Charitable Gaming, Businesses Still Hurt from Smoking Ban
Monday marked the fifth anniversary of Minnesota's smoking ban and health advocates celebrated a drop in heart attacks, second hand smoke and smokers. But some bars are still trying to recover from a drop in business.
According to the Minnesota Licensed Beverage Association, about 500 bars closed shortly after the ban went into effect. There are now 250 to 300 fewer licenses for on premise liquor sales than there were before the ban. Some of those licenses were inside service organizations.

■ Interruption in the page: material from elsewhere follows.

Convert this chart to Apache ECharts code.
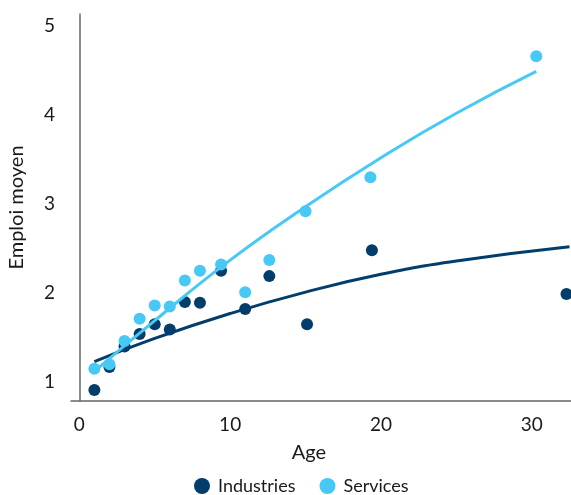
<!DOCTYPE html>
<html>
<head>
<meta charset="utf-8">
<title>Emploi moyen par âge</title>
<script src="https://cdn.jsdelivr.net/npm/echarts@6/dist/echarts.min.js"></script>
<style>
  html, body { margin: 0; padding: 0; background: #fff; }
  #chart { width: 571px; height: 495px; }
</style>
</head>
<body>
<div id="chart"></div>
<script>
// Données
const ages = [1, 2, 3, 4, 5, 6, 7, 8, 9.4, 11, 12.6, 15.1, 19.4, 32.3];
const industriesValues = [0.91, 1.17, 1.40, 1.54, 1.65, 1.59, 1.90, 1.89, 2.25, 1.82, 2.19, 1.65, 2.48, 1.99];

const servicesAges = [1, 2, 3, 4, 5, 6, 7, 8, 9.4, 11, 12.6, 15, 19.3, 30.3];
const servicesValues = [1.15, 1.20, 1.46, 1.71, 1.86, 1.85, 2.14, 2.25, 2.32, 2.01, 2.37, 2.92, 3.30, 4.66];

// Courbes de tendance (points relevés)
const industriesTrendX = [1, 5, 10, 15, 20, 25, 32.5];
const industriesTrendY = [1.23, 1.49, 1.77, 2.01, 2.21, 2.36, 2.52];
const servicesTrendX = [1, 5, 10, 15, 20, 25, 30.3];
const servicesTrendY = [1.12, 1.69, 2.37, 2.97, 3.52, 4.02, 4.49];

const xTicks = [0, 10, 20, 30];
const yTicks = [1, 2, 3, 4, 5];

const DARK = "#023d6b";
const LIGHT = "#47c8f5";
const FONT = "Lato, 'Noto Sans', sans-serif";

function pairs(xs, ys) {
  return xs.map((x, i) => [x, ys[i]]);
}

const chart = echarts.init(document.getElementById("chart"));

chart.setOption({
  animation: false,
  textStyle: { fontFamily: FONT },
  grid: { left: 71, right: 0, top: 14, bottom: 94, containLabel: false, outerBoundsMode: "none" },
  legend: {
    bottom: 0,
    left: 194,
    padding: 0,
    icon: "circle",
    itemWidth: 16,
    itemHeight: 16,
    itemGap: 24,
    data: ["Industries", "Services"],
    textStyle: { fontSize: 18, color: "#1a1a1a", fontFamily: FONT, padding: [0, 0, 0, 3] },
  },
  xAxis: {
    type: "value",
    min: -0.55,
    max: 32.6,
    name: "Age",
    nameLocation: "middle",
    nameGap: 42,
    nameTextStyle: { fontSize: 20, color: "#1a1a1a", padding: [0, 24, 0, 0] },
    axisLine: { show: true, lineStyle: { color: "#666", width: 1.5 } },
    axisTick: { show: false },
    splitLine: { show: false },
    axisLabel: {
      customValues: xTicks,
      fontSize: 19,
      color: "#1a1a1a",
      margin: 14,
    },
  },
  yAxis: {
    type: "value",
    min: 0.787,
    max: 5.135,
    name: "Emploi moyen",
    nameLocation: "middle",
    nameGap: 44,
    nameTextStyle: { fontSize: 20, color: "#1a1a1a" },
    axisLine: { show: true, lineStyle: { color: "#666", width: 1.5 } },
    axisTick: { show: false },
    splitLine: { show: false },
    axisLabel: {
      customValues: yTicks,
      fontSize: 19,
      color: "#1a1a1a",
      margin: 16,
    },
  },
  series: [
    {
      name: "Industries",
      type: "scatter",
      symbolSize: 12,
      itemStyle: { color: DARK, opacity: 1 },
      data: pairs(ages, industriesValues),
      z: 3,
    },
    {
      name: "Services",
      type: "scatter",
      symbolSize: 12,
      itemStyle: { color: LIGHT, opacity: 1 },
      data: pairs(servicesAges, servicesValues),
      z: 4,
    },
    {
      name: "Industries tendance",
      type: "line",
      smooth: true,
      showSymbol: false,
      lineStyle: { color: DARK, width: 3 },
      itemStyle: { color: DARK },
      data: pairs(industriesTrendX, industriesTrendY),
      z: 2,
    },
    {
      name: "Services tendance",
      type: "line",
      smooth: true,
      showSymbol: false,
      lineStyle: { color: LIGHT, width: 3 },
      itemStyle: { color: LIGHT },
      data: pairs(servicesTrendX, servicesTrendY),
      z: 5,
    },
  ],
});

window.addEventListener("resize", function () {
  chart.resize();
});
</script>
</body>
</html>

"Legions, VFW's, the Elk, the Moose, these are fraternal organizations and I think everyone smoked. And when they shot down smoking it in included them as well and they just folded," said Frank Ball, Executive Director of the Minnesota Licensed Beverage Association.
Organizations that rely on charitable gaming at bars to raise money have also felt the decline. According to statistics from Minnesota's Gambling Control Board, gaming receipts dropped nearly 10 percent in 2008, the year after the smoking ban. Over the last ten years charitable gaming has gone from over $1.4 billion to under $990 million.
"Our gambling manager has said things have to pick up because we're just barely making our responsible amount that we have to give to charity each month," said Barb Ranum, who vends pull-tabs at American Legion Post 435 in Richfield.
The drop has also been linked to the recession and harsher DWI laws. Some in the industry hope the new electronic pull-tabs will help bring gamblers back.
"Many of the bars, I think if they could back to smoking, I think they would probably like not to. They are clean, they smell good. And their cleaning costs are down considerably," Ball said.